▶ _TASK INSTRUCTIONS_
Using the data that follows, return exactly the lines from the one that contains "Write a LaTeX" through the one that contains "(10,4) rectangle (1186,542);", ends included.

=== DATA LINES ===

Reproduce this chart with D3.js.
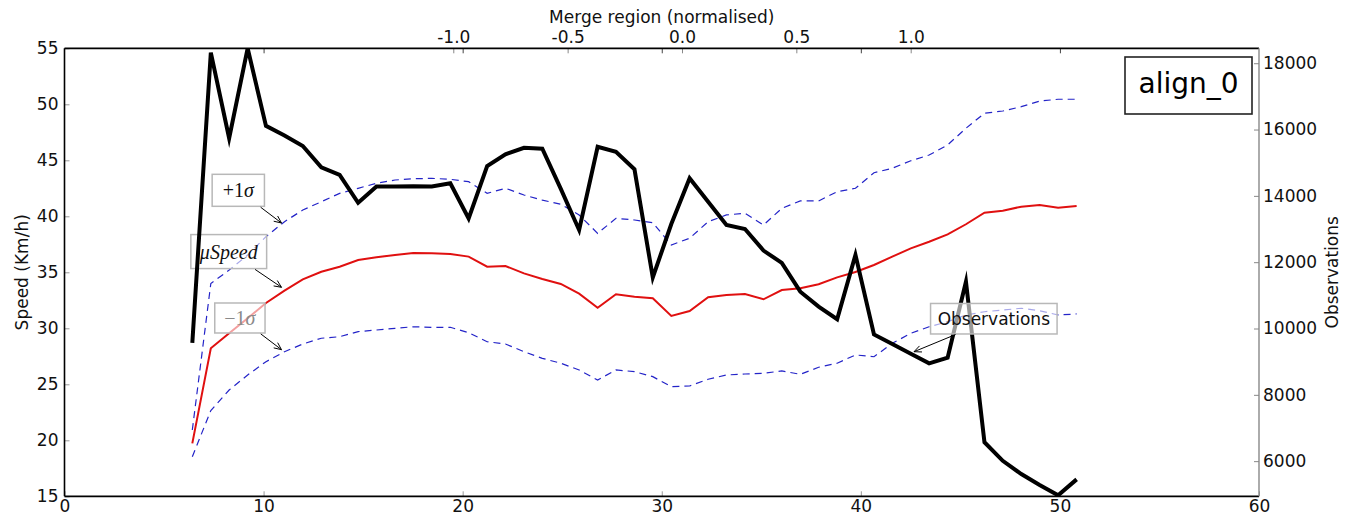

===
=== DATA LINES ===

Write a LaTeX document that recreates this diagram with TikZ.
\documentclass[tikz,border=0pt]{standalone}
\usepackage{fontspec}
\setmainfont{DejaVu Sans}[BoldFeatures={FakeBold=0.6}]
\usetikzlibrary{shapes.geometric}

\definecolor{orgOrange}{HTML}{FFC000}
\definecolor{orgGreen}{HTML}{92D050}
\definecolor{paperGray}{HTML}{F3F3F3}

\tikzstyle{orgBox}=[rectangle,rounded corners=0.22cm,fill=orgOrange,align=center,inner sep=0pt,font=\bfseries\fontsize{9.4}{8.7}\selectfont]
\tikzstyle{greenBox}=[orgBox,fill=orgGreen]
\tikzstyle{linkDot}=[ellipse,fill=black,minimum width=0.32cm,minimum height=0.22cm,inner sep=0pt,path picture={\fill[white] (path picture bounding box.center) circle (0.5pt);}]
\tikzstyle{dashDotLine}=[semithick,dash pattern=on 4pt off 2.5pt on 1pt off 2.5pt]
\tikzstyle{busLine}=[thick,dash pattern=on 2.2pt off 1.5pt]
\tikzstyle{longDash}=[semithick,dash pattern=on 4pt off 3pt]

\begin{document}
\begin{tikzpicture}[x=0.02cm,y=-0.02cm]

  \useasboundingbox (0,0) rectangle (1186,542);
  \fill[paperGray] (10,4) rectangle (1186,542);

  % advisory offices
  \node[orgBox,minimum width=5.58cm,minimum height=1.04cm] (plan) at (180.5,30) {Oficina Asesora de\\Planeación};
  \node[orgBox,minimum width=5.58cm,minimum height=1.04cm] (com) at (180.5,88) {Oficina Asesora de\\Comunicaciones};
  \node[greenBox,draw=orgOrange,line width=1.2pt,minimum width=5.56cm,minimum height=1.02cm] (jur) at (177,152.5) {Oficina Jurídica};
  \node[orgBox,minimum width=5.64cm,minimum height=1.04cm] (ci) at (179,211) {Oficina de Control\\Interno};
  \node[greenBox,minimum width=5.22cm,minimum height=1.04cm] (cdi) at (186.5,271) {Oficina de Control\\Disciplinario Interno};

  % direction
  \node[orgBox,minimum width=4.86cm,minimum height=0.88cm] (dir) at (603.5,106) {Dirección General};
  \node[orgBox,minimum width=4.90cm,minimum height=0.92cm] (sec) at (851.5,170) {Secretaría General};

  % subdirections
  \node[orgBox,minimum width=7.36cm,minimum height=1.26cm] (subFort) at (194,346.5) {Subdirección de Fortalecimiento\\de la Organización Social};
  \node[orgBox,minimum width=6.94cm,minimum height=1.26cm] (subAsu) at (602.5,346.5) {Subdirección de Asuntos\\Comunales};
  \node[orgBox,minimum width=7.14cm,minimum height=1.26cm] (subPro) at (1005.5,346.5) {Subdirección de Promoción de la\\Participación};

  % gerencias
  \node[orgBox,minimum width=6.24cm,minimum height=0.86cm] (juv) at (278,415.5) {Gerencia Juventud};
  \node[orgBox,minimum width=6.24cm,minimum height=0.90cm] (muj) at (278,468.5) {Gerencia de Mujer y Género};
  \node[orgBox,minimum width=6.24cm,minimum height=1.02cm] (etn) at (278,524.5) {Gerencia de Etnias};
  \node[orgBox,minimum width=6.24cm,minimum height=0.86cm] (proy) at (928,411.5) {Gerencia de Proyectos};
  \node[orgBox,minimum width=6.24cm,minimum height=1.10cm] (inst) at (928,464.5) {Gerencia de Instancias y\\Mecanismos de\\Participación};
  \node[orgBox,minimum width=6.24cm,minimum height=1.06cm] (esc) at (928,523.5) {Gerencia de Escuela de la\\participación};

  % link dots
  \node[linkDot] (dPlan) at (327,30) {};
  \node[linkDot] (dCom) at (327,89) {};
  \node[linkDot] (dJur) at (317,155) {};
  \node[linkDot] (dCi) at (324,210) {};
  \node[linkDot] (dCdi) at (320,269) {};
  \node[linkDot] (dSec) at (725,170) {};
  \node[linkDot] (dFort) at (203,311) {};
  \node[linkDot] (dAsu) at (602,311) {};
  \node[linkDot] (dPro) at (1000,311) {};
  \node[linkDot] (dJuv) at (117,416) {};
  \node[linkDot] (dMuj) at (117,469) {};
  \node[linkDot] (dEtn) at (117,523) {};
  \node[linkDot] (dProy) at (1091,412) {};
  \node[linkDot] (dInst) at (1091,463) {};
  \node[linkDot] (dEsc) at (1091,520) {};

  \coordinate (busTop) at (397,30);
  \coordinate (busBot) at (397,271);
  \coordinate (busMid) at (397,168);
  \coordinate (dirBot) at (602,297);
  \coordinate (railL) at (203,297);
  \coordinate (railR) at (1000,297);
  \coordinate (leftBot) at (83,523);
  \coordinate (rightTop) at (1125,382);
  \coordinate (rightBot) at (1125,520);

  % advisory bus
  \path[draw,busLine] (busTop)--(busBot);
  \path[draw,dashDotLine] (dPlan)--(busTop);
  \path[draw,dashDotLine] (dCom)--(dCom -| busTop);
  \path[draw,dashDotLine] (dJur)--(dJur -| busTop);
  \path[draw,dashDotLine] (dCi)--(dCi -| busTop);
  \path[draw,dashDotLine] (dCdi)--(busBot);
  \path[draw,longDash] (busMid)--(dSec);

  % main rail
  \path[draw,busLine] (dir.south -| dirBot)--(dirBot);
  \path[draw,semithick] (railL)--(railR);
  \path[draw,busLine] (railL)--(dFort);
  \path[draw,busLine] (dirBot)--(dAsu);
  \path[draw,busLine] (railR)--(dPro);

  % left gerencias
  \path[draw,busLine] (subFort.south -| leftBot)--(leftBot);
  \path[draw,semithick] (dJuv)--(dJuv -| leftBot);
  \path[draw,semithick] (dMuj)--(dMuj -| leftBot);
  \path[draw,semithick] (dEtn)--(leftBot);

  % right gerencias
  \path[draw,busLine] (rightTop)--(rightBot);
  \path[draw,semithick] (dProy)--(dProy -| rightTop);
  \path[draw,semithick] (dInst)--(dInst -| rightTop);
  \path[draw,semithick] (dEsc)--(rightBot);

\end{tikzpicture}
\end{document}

===

▶ _RESPONSE TO THE EXERCISE_
Write a LaTeX document that recreates this diagram with TikZ.
\documentclass[tikz,border=0pt]{standalone}
\usepackage{fontspec}
\setmainfont{DejaVu Sans}[BoldFeatures={FakeBold=0.6}]
\usetikzlibrary{shapes.geometric}

\definecolor{orgOrange}{HTML}{FFC000}
\definecolor{orgGreen}{HTML}{92D050}
\definecolor{paperGray}{HTML}{F3F3F3}

\tikzstyle{orgBox}=[rectangle,rounded corners=0.22cm,fill=orgOrange,align=center,inner sep=0pt,font=\bfseries\fontsize{9.4}{8.7}\selectfont]
\tikzstyle{greenBox}=[orgBox,fill=orgGreen]
\tikzstyle{linkDot}=[ellipse,fill=black,minimum width=0.32cm,minimum height=0.22cm,inner sep=0pt,path picture={\fill[white] (path picture bounding box.center) circle (0.5pt);}]
\tikzstyle{dashDotLine}=[semithick,dash pattern=on 4pt off 2.5pt on 1pt off 2.5pt]
\tikzstyle{busLine}=[thick,dash pattern=on 2.2pt off 1.5pt]
\tikzstyle{longDash}=[semithick,dash pattern=on 4pt off 3pt]

\begin{document}
\begin{tikzpicture}[x=0.02cm,y=-0.02cm]

  \useasboundingbox (0,0) rectangle (1186,542);
  \fill[paperGray] (10,4) rectangle (1186,542);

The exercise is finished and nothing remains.